My trip approached its end with some foraging.
As I walked to the river one day I noticed an older man foraging for mushrooms. Mushroom picking is an interest I have had for a long time but never dared trying. I asked him if he could tell me more about these mushrooms and he taught me how to identify the Bolete mushrooms, which are relatively easy in that area as there are no poisonous look-alikes.
The good thing about showing a beginner how to fly-fish is that he either catches a fish, or he doesn’t. But, if he catches a fish it will be a whole fish. As I prepared for my initiation in the world of mushroom foraging, I was first struck at first by how hard it was. I couldn’t find a mushroom for the longest time. And, when I did find one, almost 1/3 of it had been eaten by a deer! If you are starting in fly-fishing, rest assured your first trout will be a whole one, not a meager 2/3 of one.
Regardless, I was thrilled to have found one. Took it with me and that night decided to have a vegetarian meal, the mushroom making up my main course: noodles with mushroom. Yes, all fish were released on purpose.

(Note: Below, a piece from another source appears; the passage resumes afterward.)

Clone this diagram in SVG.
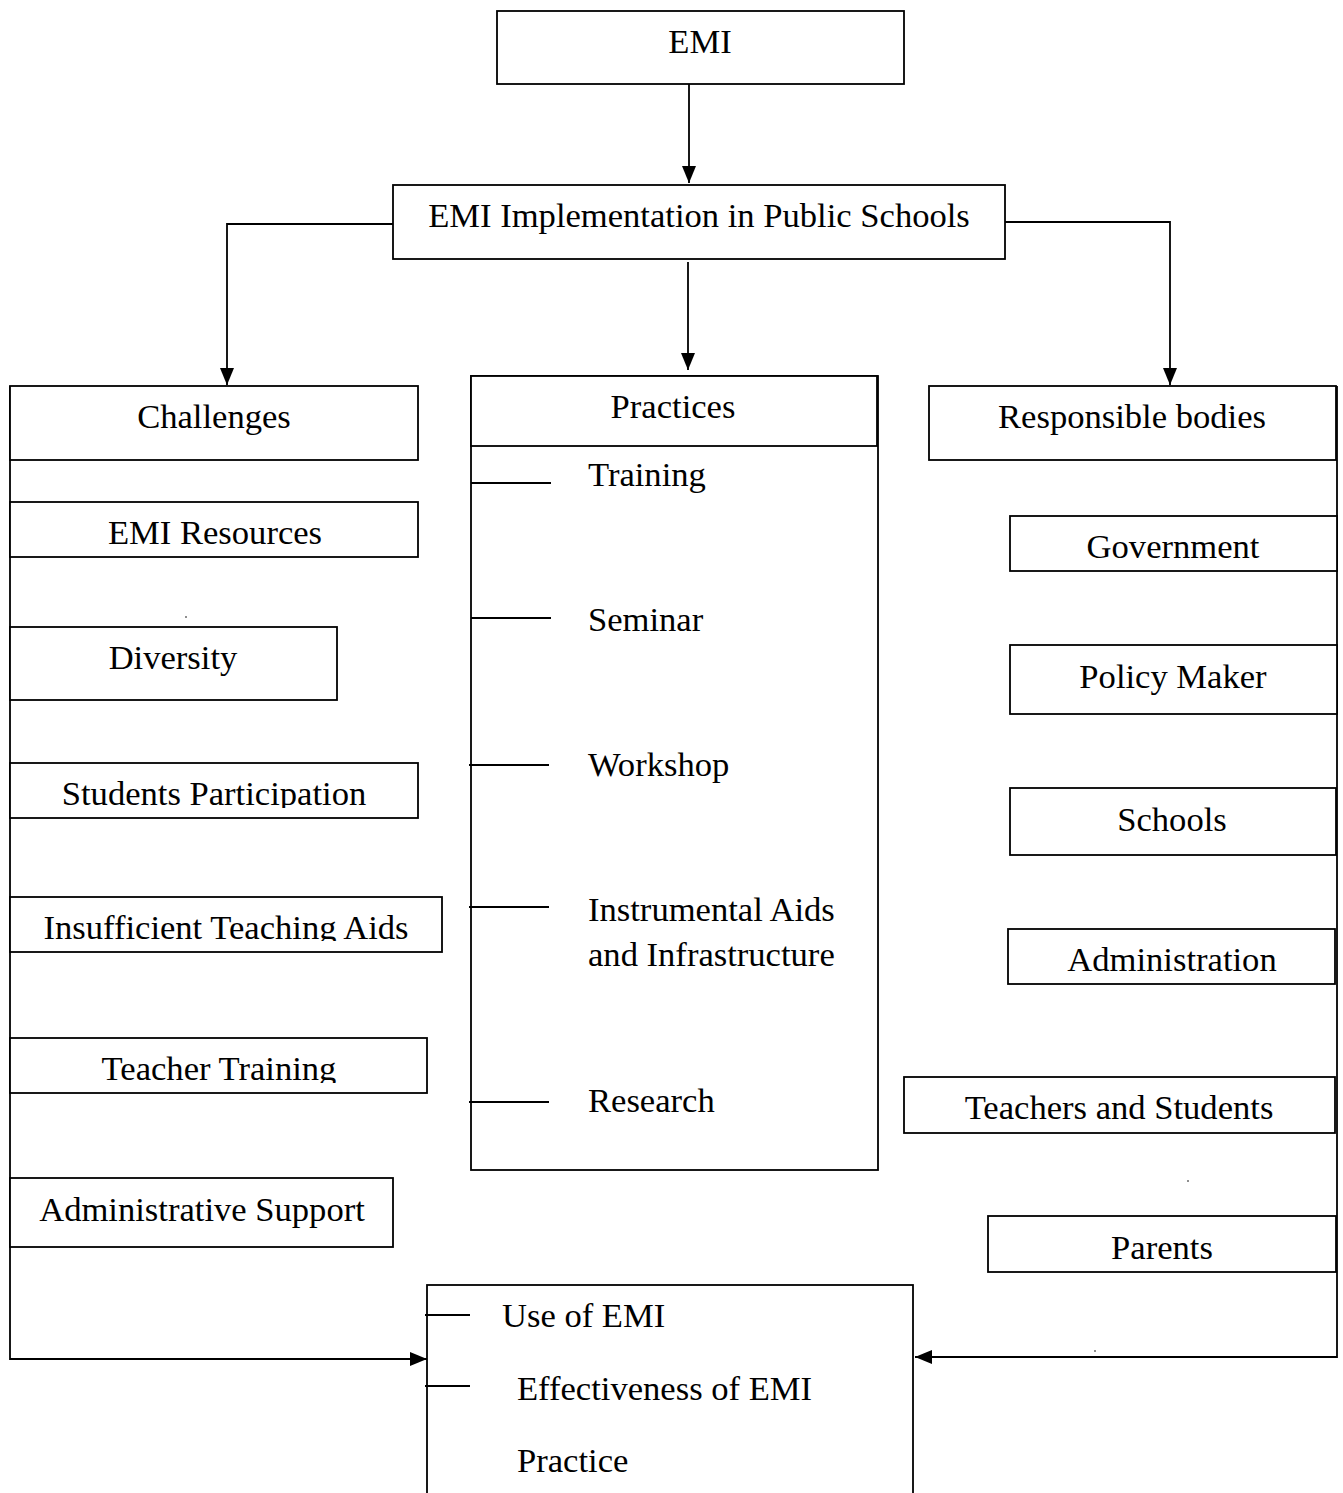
<svg xmlns="http://www.w3.org/2000/svg" width="1343" height="1493" viewBox="0 0 1343 1493">
<style>
.box{fill:#fff;stroke:#000;stroke-width:1.8}
.ln{fill:none;stroke:#000;stroke-width:1.8}
.t{font-family:"Liberation Serif","Times New Roman",serif;font-size:34.6px;fill:#000}
.c{text-anchor:middle}
.dot{fill:#000}
</style>
<defs>
<marker id="ah" markerUnits="userSpaceOnUse" markerWidth="17" markerHeight="14" refX="17" refY="7" orient="auto">
<path d="M0,0 L17,7 L0,14 z" fill="#000"/>
</marker>
<clipPath id="cSP"><rect x="10" y="763" width="408" height="45"/></clipPath>
<clipPath id="cITA"><rect x="10" y="897" width="432" height="44"/></clipPath>
<clipPath id="cTT"><rect x="10" y="1038" width="417" height="45"/></clipPath>
</defs>
<rect width="1343" height="1493" fill="#fff"/>

<g id="connectors">
<path class="ln" d="M689,84 V183" marker-end="url(#ah)"/>
<path class="ln" d="M393,224 H227 V385" marker-end="url(#ah)"/>
<path class="ln" d="M1005,222 H1170 V385" marker-end="url(#ah)"/>
<path class="ln" d="M688,262 V370" marker-end="url(#ah)"/>
<path class="ln" d="M10,386 V1359 H427" marker-end="url(#ah)"/>
<path class="ln" d="M1337,386 V1357 H915" marker-end="url(#ah)"/>
</g>

<g id="emi"><rect class="box" x="497" y="11" width="407" height="73"/><text class="t c" x="700" y="53">EMI</text></g>
<g id="impl"><rect class="box" x="393" y="185" width="612" height="74"/><text class="t c" x="699" y="227">EMI Implementation in Public Schools</text></g>

<g id="challenges"><rect class="box" x="10" y="386" width="408" height="74"/><text class="t c" x="214" y="428">Challenges</text></g>
<g id="emi-resources"><rect class="box" x="10" y="502" width="408" height="55"/><text class="t c" x="215" y="544">EMI Resources</text></g>
<circle class="dot" cx="186" cy="617" r="0.8"/>
<g id="diversity"><rect class="box" x="10" y="627" width="327" height="73"/><text class="t c" x="173" y="669">Diversity</text></g>
<g id="students-participation"><rect class="box" x="10" y="763" width="408" height="55"/><text class="t c" x="214" y="805" clip-path="url(#cSP)">Students Participation</text></g>
<g id="insufficient-aids"><rect class="box" x="10" y="897" width="432" height="55"/><text class="t c" x="226" y="939" clip-path="url(#cITA)">Insufficient Teaching Aids</text></g>
<g id="teacher-training"><rect class="box" x="10" y="1038" width="417" height="55"/><text class="t c" x="219" y="1080" clip-path="url(#cTT)">Teacher Training</text></g>
<g id="admin-support"><rect class="box" x="10" y="1178" width="383" height="69"/><text class="t c" x="202" y="1221">Administrative Support</text></g>

<g id="practices">
<rect class="box" x="471" y="376" width="407" height="794"/>
<rect class="box" x="471" y="376" width="406" height="70"/>
<text class="t c" x="673" y="418">Practices</text>
<path class="ln" d="M471,483 H551 M471,618 H551 M469,765 H549 M469,907 H549 M469,1102 H549"/>
<text class="t" x="588" y="486">Training</text>
<text class="t" x="588" y="631">Seminar</text>
<text class="t" x="588" y="776">Workshop</text>
<text class="t" x="588" y="921">Instrumental Aids</text>
<text class="t" x="588" y="966">and Infrastructure</text>
<text class="t" x="588" y="1112">Research</text>
</g>

<g id="responsible"><rect class="box" x="929" y="386" width="407" height="74"/><text class="t c" x="1132" y="428">Responsible bodies</text></g>
<g id="government"><rect class="box" x="1010" y="516" width="327" height="55"/><text class="t c" x="1173" y="558">Government</text></g>
<g id="policy-maker"><rect class="box" x="1010" y="645" width="327" height="69"/><text class="t c" x="1173" y="688">Policy Maker</text></g>
<g id="schools"><rect class="box" x="1010" y="788" width="326" height="67"/><text class="t c" x="1172" y="831">Schools</text></g>
<g id="administration"><rect class="box" x="1008" y="929" width="327" height="55"/><text class="t c" x="1172" y="971">Administration</text></g>
<g id="teachers-students"><rect class="box" x="904" y="1077" width="431" height="56"/><text class="t c" x="1119" y="1119">Teachers and Students</text></g>
<circle class="dot" cx="1188" cy="1181" r="0.8"/>
<g id="parents"><rect class="box" x="988" y="1216" width="348" height="56"/><text class="t c" x="1162" y="1259">Parents</text></g>
<circle class="dot" cx="1095" cy="1351" r="0.8"/>

<g id="outcome">
<rect class="box" x="427" y="1285" width="486" height="220"/>
<path class="ln" d="M425,1315 H470 M425,1386 H470"/>
<text class="t" x="502" y="1327">Use of EMI</text>
<text class="t" x="517" y="1400">Effectiveness of EMI</text>
<text class="t" x="517" y="1472">Practice</text>
</g>
</svg>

And, then, as I started the long 10+ hour drive home, I remembered Masako (Dave Hughe’s wife) telling me that there are warabi here in the US. Warabi, also known as bracken fern, is a mountain vegetable I came to really like when spending time in Japan. A big part of the enjoyment is in the finding it and the picking of it, but I also love the flavor. And, so I planned my route home with warabi in mind.
I knew that one area on HWY 126 would go to higher elevations and was also very humid, with old-growth forests. That would probably be my best chance to find warabi at this time of the year. As luck would have, I found the warabi I had missed over the last year and picked 4lbs of it.
After a week on the road, it is good to be back home. Tonight, Margaret cooked for me, and warabi was a big part of our dinner.